TASK: Retype, exactly as they stand, the lines from the start of the data to the line that contains "[-0.5, 0, 0.5, 1]];", both ends included. Leave the pictures out.

━━━━━━━━━━━━━━━━━━━━━━━━━━━━━━

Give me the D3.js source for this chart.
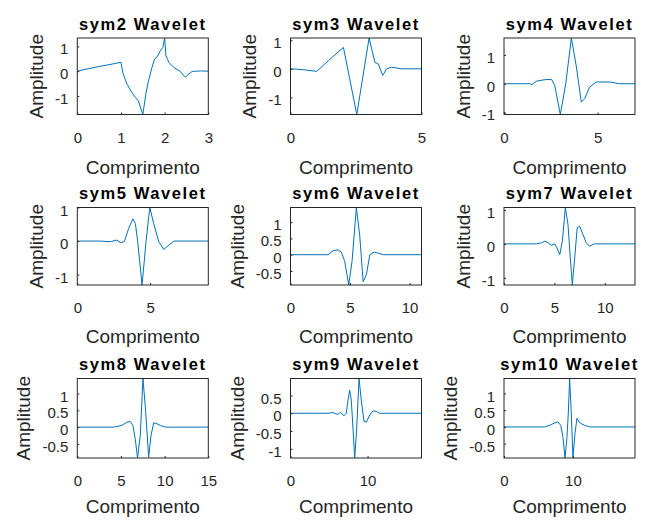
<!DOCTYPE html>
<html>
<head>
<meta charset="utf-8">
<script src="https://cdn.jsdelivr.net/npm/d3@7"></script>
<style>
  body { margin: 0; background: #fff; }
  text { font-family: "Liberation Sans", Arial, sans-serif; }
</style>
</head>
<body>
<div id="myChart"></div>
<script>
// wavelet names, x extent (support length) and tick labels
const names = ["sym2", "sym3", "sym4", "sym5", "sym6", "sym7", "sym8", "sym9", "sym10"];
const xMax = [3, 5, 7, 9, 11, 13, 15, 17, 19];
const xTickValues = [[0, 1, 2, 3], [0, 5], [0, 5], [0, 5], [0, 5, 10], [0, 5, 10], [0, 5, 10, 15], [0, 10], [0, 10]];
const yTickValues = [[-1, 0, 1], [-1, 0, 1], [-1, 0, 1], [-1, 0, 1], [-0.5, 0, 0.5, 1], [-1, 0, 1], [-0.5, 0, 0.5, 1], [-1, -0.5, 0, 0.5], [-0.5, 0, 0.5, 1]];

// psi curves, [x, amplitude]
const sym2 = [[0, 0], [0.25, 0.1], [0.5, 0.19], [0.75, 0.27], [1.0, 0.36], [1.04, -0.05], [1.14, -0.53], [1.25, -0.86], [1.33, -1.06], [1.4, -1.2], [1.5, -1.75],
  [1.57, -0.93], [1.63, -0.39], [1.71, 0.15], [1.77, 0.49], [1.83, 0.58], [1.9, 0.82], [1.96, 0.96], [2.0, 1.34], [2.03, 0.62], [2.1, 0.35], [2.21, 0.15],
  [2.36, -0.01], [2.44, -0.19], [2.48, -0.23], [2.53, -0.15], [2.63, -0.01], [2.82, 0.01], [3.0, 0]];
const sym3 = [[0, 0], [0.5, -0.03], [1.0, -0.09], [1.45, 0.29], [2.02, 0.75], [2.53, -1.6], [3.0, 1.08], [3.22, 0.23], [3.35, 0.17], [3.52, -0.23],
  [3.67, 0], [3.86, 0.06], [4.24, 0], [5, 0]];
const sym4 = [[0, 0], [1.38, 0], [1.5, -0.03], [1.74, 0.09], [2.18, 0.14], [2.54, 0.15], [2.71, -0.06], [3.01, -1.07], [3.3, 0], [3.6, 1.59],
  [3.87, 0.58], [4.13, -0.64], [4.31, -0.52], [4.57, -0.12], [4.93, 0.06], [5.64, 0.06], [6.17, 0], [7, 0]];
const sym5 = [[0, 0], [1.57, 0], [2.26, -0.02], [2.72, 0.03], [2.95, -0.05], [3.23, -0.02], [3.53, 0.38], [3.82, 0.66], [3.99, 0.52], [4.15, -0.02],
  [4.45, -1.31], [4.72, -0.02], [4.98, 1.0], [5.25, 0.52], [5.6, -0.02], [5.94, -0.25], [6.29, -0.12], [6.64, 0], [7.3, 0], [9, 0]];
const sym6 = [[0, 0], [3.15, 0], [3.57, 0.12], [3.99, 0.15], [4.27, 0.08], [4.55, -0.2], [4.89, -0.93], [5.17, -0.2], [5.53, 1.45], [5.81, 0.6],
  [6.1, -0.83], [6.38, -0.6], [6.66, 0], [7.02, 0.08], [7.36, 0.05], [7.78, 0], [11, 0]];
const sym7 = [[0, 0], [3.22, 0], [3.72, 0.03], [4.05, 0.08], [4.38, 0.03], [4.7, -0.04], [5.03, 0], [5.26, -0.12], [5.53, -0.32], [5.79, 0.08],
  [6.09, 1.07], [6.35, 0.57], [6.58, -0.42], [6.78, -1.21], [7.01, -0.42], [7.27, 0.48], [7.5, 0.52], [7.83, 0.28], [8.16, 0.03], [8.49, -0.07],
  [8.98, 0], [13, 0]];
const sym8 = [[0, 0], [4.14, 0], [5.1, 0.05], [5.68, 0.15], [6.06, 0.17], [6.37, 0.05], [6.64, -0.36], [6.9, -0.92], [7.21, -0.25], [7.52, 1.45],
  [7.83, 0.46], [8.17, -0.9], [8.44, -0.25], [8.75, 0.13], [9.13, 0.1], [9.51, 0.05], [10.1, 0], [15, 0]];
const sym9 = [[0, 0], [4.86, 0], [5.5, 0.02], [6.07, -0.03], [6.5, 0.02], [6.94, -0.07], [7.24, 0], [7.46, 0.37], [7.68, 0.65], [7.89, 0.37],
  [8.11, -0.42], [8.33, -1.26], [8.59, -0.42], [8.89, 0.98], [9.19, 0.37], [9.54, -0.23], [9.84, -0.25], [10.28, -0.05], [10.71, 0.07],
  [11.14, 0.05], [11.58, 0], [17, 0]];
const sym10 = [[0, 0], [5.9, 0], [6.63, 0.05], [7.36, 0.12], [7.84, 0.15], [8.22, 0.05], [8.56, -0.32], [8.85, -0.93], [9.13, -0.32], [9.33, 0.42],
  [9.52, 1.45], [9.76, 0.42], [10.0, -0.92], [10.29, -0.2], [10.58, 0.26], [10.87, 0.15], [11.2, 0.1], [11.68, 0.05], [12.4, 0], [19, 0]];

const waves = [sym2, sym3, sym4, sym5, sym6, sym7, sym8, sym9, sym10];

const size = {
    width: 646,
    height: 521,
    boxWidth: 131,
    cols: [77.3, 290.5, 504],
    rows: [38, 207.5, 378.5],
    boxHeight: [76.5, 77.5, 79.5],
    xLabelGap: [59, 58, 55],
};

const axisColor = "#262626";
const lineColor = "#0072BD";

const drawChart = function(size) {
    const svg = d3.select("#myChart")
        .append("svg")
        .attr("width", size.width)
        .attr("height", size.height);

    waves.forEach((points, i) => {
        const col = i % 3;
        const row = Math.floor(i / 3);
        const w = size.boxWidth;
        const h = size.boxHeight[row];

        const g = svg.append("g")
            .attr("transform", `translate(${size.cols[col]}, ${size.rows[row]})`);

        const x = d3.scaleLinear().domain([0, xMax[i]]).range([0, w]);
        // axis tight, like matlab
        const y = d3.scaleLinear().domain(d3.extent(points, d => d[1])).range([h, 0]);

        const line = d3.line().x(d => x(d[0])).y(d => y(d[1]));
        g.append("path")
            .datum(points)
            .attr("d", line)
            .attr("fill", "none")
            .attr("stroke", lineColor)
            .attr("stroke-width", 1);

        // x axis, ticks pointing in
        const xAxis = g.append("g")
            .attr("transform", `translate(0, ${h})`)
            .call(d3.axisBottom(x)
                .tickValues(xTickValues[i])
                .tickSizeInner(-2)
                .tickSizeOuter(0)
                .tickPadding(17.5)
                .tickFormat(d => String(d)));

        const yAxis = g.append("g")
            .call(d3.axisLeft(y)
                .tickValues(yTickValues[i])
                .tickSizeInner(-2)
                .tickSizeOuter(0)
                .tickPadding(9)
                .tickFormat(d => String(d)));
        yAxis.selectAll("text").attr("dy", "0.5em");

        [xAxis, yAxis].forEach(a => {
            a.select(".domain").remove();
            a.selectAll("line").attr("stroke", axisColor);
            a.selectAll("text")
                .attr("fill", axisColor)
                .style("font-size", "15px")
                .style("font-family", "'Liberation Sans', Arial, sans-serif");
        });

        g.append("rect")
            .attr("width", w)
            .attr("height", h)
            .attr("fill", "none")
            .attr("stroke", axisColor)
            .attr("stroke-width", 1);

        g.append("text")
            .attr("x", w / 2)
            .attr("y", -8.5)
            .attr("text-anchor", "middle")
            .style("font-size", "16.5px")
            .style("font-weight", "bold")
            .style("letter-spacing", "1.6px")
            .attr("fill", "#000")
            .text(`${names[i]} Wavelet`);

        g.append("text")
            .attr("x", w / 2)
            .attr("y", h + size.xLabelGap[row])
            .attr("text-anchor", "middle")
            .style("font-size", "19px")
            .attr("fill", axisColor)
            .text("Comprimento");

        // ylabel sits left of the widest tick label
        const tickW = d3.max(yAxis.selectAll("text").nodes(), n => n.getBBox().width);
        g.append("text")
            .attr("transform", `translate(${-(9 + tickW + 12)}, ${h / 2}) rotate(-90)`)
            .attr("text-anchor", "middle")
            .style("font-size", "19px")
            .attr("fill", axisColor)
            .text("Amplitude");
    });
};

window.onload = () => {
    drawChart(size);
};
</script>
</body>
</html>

━━━━━━━━━━━━━━━━━━━━━━━━━━━━━━

SOLUTION TO THIS EXERCISE:
Give me the D3.js source for this chart.
<!DOCTYPE html>
<html>
<head>
<meta charset="utf-8">
<script src="https://cdn.jsdelivr.net/npm/d3@7"></script>
<style>
  body { margin: 0; background: #fff; }
  text { font-family: "Liberation Sans", Arial, sans-serif; }
</style>
</head>
<body>
<div id="myChart"></div>
<script>
// wavelet names, x extent (support length) and tick labels
const names = ["sym2", "sym3", "sym4", "sym5", "sym6", "sym7", "sym8", "sym9", "sym10"];
const xMax = [3, 5, 7, 9, 11, 13, 15, 17, 19];
const xTickValues = [[0, 1, 2, 3], [0, 5], [0, 5], [0, 5], [0, 5, 10], [0, 5, 10], [0, 5, 10, 15], [0, 10], [0, 10]];
const yTickValues = [[-1, 0, 1], [-1, 0, 1], [-1, 0, 1], [-1, 0, 1], [-0.5, 0, 0.5, 1], [-1, 0, 1], [-0.5, 0, 0.5, 1], [-1, -0.5, 0, 0.5], [-0.5, 0, 0.5, 1]];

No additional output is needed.